Definitely as others have pointed out, want to take a second camera body. Since you've done weddings, you know how important capturing just the right moment can be. Same goes in Africa. The lighting changes so fast, as do the positioning of the critters, that fast reaction is a must.

I have the Canon XTi and Canon T2i and keep the 18-135 IS on one camera and the 100-400L on the other. I used the Canon 70-300 IS (not L series) on the first trip, and took it along as a back up in case of failure of the 100-400 on the 2nd trip. I have to admit, the optics of the 100-400 are so impressive, especially if you have any shots blown up. I have a couple of canvas 20 x 24 prints on the wall and they really grab your attention.

Dust, even after the rains, is challenging, so better not to have to change lenses. I had a small problem with one camera my last trip (now I travel with a very small bottle of iso alcohol and toothpick) and was glad for the back up.
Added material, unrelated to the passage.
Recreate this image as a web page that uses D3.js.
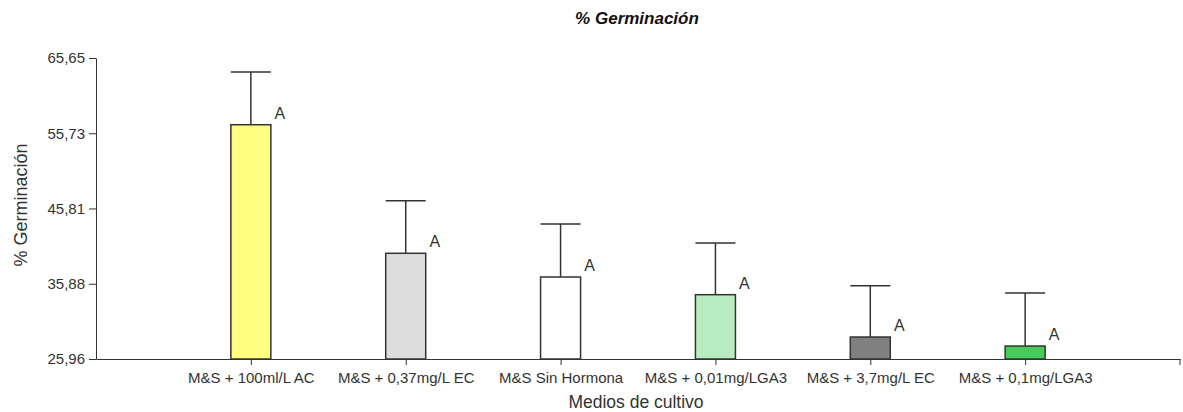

Tri pod would be a real challenge, but I'm considering taking a monopod next visit. Vehicles I was in provided a beanbag which was really handy, especially considering the weight of the 100-400. I also bought an inexpensive wrist brace (like some use for bowling) and found it really helpful when shooting several hours in a day.

Circular polarizer came in very handy for landscape shots. I took more animals than landscapes, but when the sun is setting or you happen upon a double rainbow, makes for awesome shots.

A small, point and shoot does come in handy, as Dick pointed out, to stick in your pocket for any quick shots. Comes in very handy in lodges and camps to have someone else take your photo for you. The DSLRs can be a little intimidating to a stranger.